Thursday, September 15, 2005

Body work

While considering the case for Intelligent Design, I've recognized some major design issues of the human body which require immediate attention:

1) Absence of prehensile tail. The supposed Intelligent Designer gave other bipedal mammals prehensile tails, a useful extra appendage for holding things and hanging from tree branches, yet neglected to give humans the same. It can't have been a matter of the brain capacity for using a tail being needed for other things; monkeys with much tinier brains than humans manage to use their tails just fine. If humans were designed to be the pinnacle of creation and the dominant lifeform on Earth, why were monkeys designed with an advantage denied to humans? Evolutionists claim that primates lost their tails when the common ancestor we share with monkeys descended from living in trees. Since there was no selection pressure in favor of long prehensile tails for creatures living on the ground, shorter tails were not eliminated from the gene pool, and they eventually vanished altogether. Evolutionists call this a "use it or lose it" scenario. Clearly this sort of issue doesn't matter to an Intelligent Designer, so why don't we have the tails our furry friends enjoy?

2) Poor sense of smell. Our human sense of smell is pathetic compared to that of any dog. There's anecdotal evidence that the neural pathways for much more powerful scenting exist in the human brain, and can even be activated in special circumstances...but if so, our capacity to smell is still mostly dormant by default. Again, why do they get something we don't? The evolutionist claims this is another case of "use it or lose it" -- that when our ancestors acquired three-color vision, sight became more important to reproductive success than the ability to detect pheromones, so our once-impressive scent organs atrophied. In fact, a large portion of the brain seems to be identical to that of other mammals, including a number of features we never use. Is this because the Intelligent Designer had finished work on the mammalian brain first, and reused his work in creating man rather than making a new design from scratch?

3) Hazardous brain location. The evolutionist claims that our brains are on top of our heads for cooling; that we learned to walk upright so as to present a smaller area exposed to the rays of the sun, and therefore the brain needs to be as close to the surface as possible, rather than buried deeply where it can't radiate excess heat as easily.

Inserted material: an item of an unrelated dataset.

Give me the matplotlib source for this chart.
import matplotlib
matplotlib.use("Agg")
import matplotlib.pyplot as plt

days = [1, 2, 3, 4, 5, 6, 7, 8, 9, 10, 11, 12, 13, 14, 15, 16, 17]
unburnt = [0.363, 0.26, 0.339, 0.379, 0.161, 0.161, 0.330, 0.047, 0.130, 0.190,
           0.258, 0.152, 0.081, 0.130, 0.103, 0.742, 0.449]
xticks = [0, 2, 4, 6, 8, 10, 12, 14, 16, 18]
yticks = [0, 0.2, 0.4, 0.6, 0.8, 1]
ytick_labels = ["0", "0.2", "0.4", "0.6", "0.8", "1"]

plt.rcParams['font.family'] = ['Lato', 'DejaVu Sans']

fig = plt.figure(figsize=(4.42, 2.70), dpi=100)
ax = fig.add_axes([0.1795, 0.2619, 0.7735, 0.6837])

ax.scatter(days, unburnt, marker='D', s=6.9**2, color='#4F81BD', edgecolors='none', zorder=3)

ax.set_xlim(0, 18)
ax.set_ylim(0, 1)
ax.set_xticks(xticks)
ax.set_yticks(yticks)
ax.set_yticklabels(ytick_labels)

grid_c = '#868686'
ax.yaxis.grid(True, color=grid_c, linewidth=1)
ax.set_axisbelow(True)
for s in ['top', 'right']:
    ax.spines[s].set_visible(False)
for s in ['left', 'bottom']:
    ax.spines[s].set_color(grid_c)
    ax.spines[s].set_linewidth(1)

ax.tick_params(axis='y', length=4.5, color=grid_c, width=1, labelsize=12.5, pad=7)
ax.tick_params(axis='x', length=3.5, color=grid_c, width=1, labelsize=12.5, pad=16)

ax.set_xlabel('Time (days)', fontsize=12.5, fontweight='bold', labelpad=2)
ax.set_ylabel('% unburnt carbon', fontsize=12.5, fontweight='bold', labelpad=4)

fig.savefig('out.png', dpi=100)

Advocates for the Intelligent Designer have to explain why he couldn't invent a more efficient air cooling system when human engineers design these all the time. Are humans smarter than the Intelligent Designer? Is that why our brains sit in a location where they're exposed to damage from things falling on top of the head, or an antelope femur swung at our craniums by a jealous rival? If the Intelligent Designer cared at all about our safety, surely the brain could sit inside the ribcage away from easy harm? The sense organs could still be on top, but why was the fragile brain put there as well?

4) Even more hazardous genital location. Same comments. Human male genitalia need to be al fresco because they function better with the added air cooling. Unfortunately, this also makes them extremely vulnerable to a knee in the groin. And while I'm doubled over in pain, the bastard hits me in the head with an antelope femur. I'm dead because the Intelligent Designer couldn't think of how to design a natural jockstrap built into the human body? Did he not care? Or does he actually want me dead?

5) The whole waste elimination thing. No, I'm serious here. That clenched muscular ring we call an anal sphincter is just pathetic in design terms, prone to damage and often working poorly at best. A truly intelligent Designer could have given us a setup with voluntary control, an orifice which could open and close when necessary. Since we haven't been provided with this, untold suffering and embarassment have been the result. Gaining even the slightest voluntary control over this muscle is an aspect of yoga training -- I'm not making that up -- and even then the results are slight. This part of the design seems to have no thought put into it whatsoever.

These are but a few examples. I'm afraid the evidence suggests a disturbing pattern. The so-called Intelligent Designer responsible for human beings was not as inventive or intelligent as a human engineer; he reused earlier designs without regard to their appropriateness to the task at hand; cut corners wherever possible; and generally increased hazards to the users of his design even when they could easily have been avoided. In light of this shoddy workmanship and slapdash attitude, I have no choice but to recommend that the Intelligent Designer needs to be fired immediately.